Il n'avait pas vraiment le choix. Jean Charest aurait pu attendre encore quelques mois, mais il n'avait aucune garantie que ce sera mieux pour son parti. Le chaos du printemps dernier ne disparaîtra pas par magie.

Il a donc conclu qu'il fallait s'en remettre au peuple. Et bien malin celui ou celle qui peut prévoir le résultat de cette élection.

Dans l'histoire du Québec, des courants politiques diamétralement opposés se sont affrontés à différentes époques. À la fin du XIXe siècle et au début du XXe, il y a eu les rouges contre les bleus. Dans le dernier demi-siècle, nous avons assisté à une lutte entre fédéralistes et souverainistes. Cette fois-ci, la bataille électorale en sera principalement une entre les partisans de la gauche et du centre (certains diront le centre droit).

Dans ce nouveau paradigme, les trois principaux partis politiques peuvent légitimement aspirer à la victoire. Pour ce faire, ils devront parfaitement exécuter leurs stratégies électorales et minimiser leurs vulnérabilités respectives.

La «grève» étudiante a redonné espoir aux libéraux. Ils compteront sur l'appui d'une majorité silencieuse qui, selon eux, a conclu que leur position dans le conflit étudiant était justifiée et raisonnable. Ils feront valoir la paix sociale plutôt que la rue. Ils tenteront de convaincre les Québécois qu'en ces temps incertains, ils sont les meilleurs gestionnaires de l'économie et des finances publiques, une stratégie qui a porté ses fruits depuis Robert Bourassa.

Au PQ, on a cessé de contester publiquement Mme Marois et on mettra l'accent sur l'équipe plutôt que la chef en mettant en avant-scène une brochette de candidats notoires, tels que Lisée, Duchesne et la jeune recrue Blouin. À la Coalition avenir Québec, on fera campagne sur le thème du changement.

Dans leur quête du pouvoir, les trois principaux partis auront à surmonter des défis considérables. Mme Marois aura fort à faire pour convaincre qu'elle est la meilleure option pour le poste de premier ministre du Québec. Non seulement représente-t-elle la vieille garde au PQ, sa décision de porter le carré rouge et d'aller dans la rue brandir des casseroles fera d'elle une cible de choix pour ses adversaires politiques.

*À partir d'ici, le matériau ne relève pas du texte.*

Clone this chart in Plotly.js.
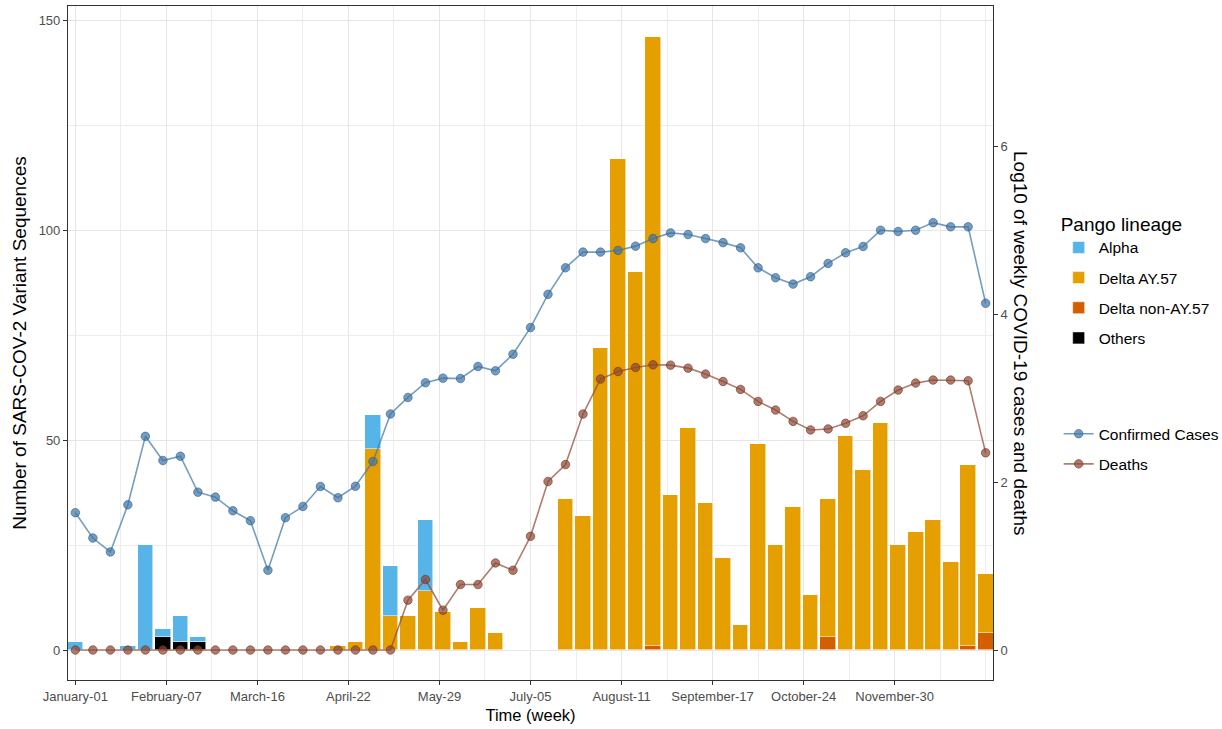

Comme parti, le PQ reste assurément prisonnier de son option, la souveraineté, et de ses alliés indéfectibles, les centrales syndicales. L'idéologie prédominante au PQ n'a pas changé depuis les années 60. À tous les problèmes, une solution: toujours plus d'État.

Après un départ prometteur, la CAQ a commis quelques erreurs stratégiques. Sa fusion avec l'ADQ, un parti moribond et de moins en moins pertinent, l'a marginalisée. Plutôt que de présenter des politiques audacieuses, on a accouché de réformettes. Convaincra-t-on les Québécois que l'abolition des commissions scolaires et l'évaluation des enseignants mèneront à une amélioration substantielle de la qualité de l'éducation? M. Legault réussira-t-il à incarner le changement après avoir été l'un des ministres clés du gouvernement du parti québécois?

Le PLQ n'aura pas la tâche facile. Il a été élu en 2003 et ses politiques ont fait de nombreux mécontents. Certes, M. Charest est un politicien redoutable, mais il fera face à un électorat extrêmement polarisé et à une opposition plus déterminée que jamais à le chasser du pouvoir.

Le débat initié par la CLASSE sur la gratuité de l'éducation postsecondaire a provoqué un débat plus large, qui définira largement l'enjeu du prochain scrutin. En effet, cette élection sera une occasion de débattre non seulement de la redistribution de la richesse, mais considérant les coûts de plus en plus élevés de l'éducation, de la santé et des besoins en infrastructures, de convaincre qui sera le plus apte à la créer.